◆ Exercise aim ◆
For the copy, please give all of the data again exactly and leave the pictures out.

━━━━━━━━━━━━━━━━

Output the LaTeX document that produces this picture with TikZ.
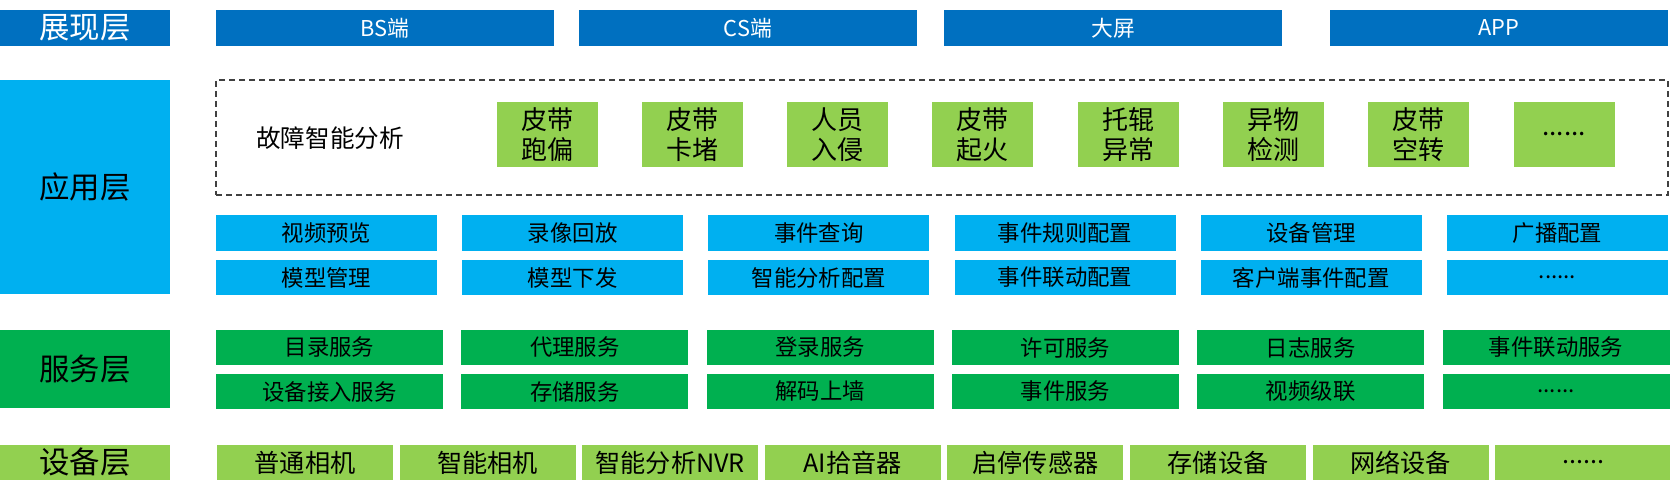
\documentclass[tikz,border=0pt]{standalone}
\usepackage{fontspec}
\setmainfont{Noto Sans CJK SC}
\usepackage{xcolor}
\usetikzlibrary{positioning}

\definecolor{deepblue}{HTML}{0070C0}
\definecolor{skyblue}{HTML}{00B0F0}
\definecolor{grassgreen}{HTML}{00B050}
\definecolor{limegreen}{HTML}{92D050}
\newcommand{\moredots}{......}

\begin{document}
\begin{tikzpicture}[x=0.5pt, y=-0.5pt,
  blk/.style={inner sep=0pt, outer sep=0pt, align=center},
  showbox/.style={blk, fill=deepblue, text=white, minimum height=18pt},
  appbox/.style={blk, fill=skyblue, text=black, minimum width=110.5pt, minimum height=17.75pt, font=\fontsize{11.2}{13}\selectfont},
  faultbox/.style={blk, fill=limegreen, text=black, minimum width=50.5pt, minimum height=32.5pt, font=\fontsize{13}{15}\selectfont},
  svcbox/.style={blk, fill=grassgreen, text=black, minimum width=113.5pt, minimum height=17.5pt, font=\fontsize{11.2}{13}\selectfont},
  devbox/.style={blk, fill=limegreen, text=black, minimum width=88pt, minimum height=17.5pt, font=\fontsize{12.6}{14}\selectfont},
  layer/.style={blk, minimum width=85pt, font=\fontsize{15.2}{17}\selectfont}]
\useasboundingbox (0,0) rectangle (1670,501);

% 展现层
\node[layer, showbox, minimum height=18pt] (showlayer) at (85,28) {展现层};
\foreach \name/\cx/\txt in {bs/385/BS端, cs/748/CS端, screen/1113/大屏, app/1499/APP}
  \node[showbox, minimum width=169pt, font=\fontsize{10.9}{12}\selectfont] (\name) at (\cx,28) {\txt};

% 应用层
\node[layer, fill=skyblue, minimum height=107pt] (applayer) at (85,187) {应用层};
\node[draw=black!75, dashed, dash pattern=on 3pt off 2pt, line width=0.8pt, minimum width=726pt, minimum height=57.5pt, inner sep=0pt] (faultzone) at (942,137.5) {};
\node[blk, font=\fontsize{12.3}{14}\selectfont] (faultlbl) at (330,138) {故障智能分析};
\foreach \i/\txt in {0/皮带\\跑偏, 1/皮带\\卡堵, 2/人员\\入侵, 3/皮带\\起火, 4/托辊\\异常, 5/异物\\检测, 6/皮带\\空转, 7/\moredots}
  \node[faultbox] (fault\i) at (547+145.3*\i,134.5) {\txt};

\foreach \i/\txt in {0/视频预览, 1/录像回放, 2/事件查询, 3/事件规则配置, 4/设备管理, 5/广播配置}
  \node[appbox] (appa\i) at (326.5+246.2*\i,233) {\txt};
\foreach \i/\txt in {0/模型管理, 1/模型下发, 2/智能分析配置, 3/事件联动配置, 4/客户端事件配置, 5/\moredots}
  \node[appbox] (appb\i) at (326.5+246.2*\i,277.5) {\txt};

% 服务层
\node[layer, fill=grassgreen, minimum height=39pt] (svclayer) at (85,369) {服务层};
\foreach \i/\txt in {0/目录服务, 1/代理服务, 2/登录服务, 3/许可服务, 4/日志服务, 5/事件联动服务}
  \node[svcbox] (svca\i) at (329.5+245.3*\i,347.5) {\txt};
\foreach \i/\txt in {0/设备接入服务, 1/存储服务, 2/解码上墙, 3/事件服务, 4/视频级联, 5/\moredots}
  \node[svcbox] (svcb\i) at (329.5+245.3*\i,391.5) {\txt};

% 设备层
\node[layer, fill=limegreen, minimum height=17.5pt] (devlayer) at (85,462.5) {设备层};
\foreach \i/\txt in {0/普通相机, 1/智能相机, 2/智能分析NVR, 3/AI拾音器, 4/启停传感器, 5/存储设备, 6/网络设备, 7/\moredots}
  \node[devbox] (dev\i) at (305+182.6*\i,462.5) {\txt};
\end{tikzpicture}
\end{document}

━━━━━━━━━━━━━━━━

◆ Exercise output ◆
Output the LaTeX document that produces this picture with TikZ.
\documentclass[tikz,border=0pt]{standalone}
\usepackage{fontspec}
\setmainfont{Noto Sans CJK SC}
\usepackage{xcolor}
\usetikzlibrary{positioning}

\definecolor{deepblue}{HTML}{0070C0}
\definecolor{skyblue}{HTML}{00B0F0}
\definecolor{grassgreen}{HTML}{00B050}
\definecolor{limegreen}{HTML}{92D050}
\newcommand{\moredots}{......}

\begin{document}
\begin{tikzpicture}[x=0.5pt, y=-0.5pt,
  blk/.style={inner sep=0pt, outer sep=0pt, align=center},
  showbox/.style={blk, fill=deepblue, text=white, minimum height=18pt},
  appbox/.style={blk, fill=skyblue, text=black, minimum width=110.5pt, minimum height=17.75pt, font=\fontsize{11.2}{13}\selectfont},
  faultbox/.style={blk, fill=limegreen, text=black, minimum width=50.5pt, minimum height=32.5pt, font=\fontsize{13}{15}\selectfont},
  svcbox/.style={blk, fill=grassgreen, text=black, minimum width=113.5pt, minimum height=17.5pt, font=\fontsize{11.2}{13}\selectfont},
  devbox/.style={blk, fill=limegreen, text=black, minimum width=88pt, minimum height=17.5pt, font=\fontsize{12.6}{14}\selectfont},
  layer/.style={blk, minimum width=85pt, font=\fontsize{15.2}{17}\selectfont}]
\useasboundingbox (0,0) rectangle (1670,501);

% 展现层
\node[layer, showbox, minimum height=18pt] (showlayer) at (85,28) {展现层};
\foreach \name/\cx/\txt in {bs/385/BS端, cs/748/CS端, screen/1113/大屏, app/1499/APP}
  \node[showbox, minimum width=169pt, font=\fontsize{10.9}{12}\selectfont] (\name) at (\cx,28) {\txt};

% 应用层
\node[layer, fill=skyblue, minimum height=107pt] (applayer) at (85,187) {应用层};
\node[draw=black!75, dashed, dash pattern=on 3pt off 2pt, line width=0.8pt, minimum width=726pt, minimum height=57.5pt, inner sep=0pt] (faultzone) at (942,137.5) {};
\node[blk, font=\fontsize{12.3}{14}\selectfont] (faultlbl) at (330,138) {故障智能分析};
\foreach \i/\txt in {0/皮带\\跑偏, 1/皮带\\卡堵, 2/人员\\入侵, 3/皮带\\起火, 4/托辊\\异常, 5/异物\\检测, 6/皮带\\空转, 7/\moredots}
  \node[faultbox] (fault\i) at (547+145.3*\i,134.5) {\txt};

\foreach \i/\txt in {0/视频预览, 1/录像回放, 2/事件查询, 3/事件规则配置, 4/设备管理, 5/广播配置}
  \node[appbox] (appa\i) at (326.5+246.2*\i,233) {\txt};
\foreach \i/\txt in {0/模型管理, 1/模型下发, 2/智能分析配置, 3/事件联动配置, 4/客户端事件配置, 5/\moredots}
  \node[appbox] (appb\i) at (326.5+246.2*\i,277.5) {\txt};

% 服务层
\node[layer, fill=grassgreen, minimum height=39pt] (svclayer) at (85,369) {服务层};
\foreach \i/\txt in {0/目录服务, 1/代理服务, 2/登录服务, 3/许可服务, 4/日志服务, 5/事件联动服务}
  \node[svcbox] (svca\i) at (329.5+245.3*\i,347.5) {\txt};
\foreach \i/\txt in {0/设备接入服务, 1/存储服务, 2/解码上墙, 3/事件服务, 4/视频级联, 5/\moredots}
  \node[svcbox] (svcb\i) at (329.5+245.3*\i,391.5) {\txt};

% 设备层
\node[layer, fill=limegreen, minimum height=17.5pt] (devlayer) at (85,462.5) {设备层};
\foreach \i/\txt in {0/普通相机, 1/智能相机, 2/智能分析NVR, 3/AI拾音器, 4/启停传感器, 5/存储设备, 6/网络设备, 7/\moredots}
  \node[devbox] (dev\i) at (305+182.6*\i,462.5) {\txt};
\end{tikzpicture}
\end{document}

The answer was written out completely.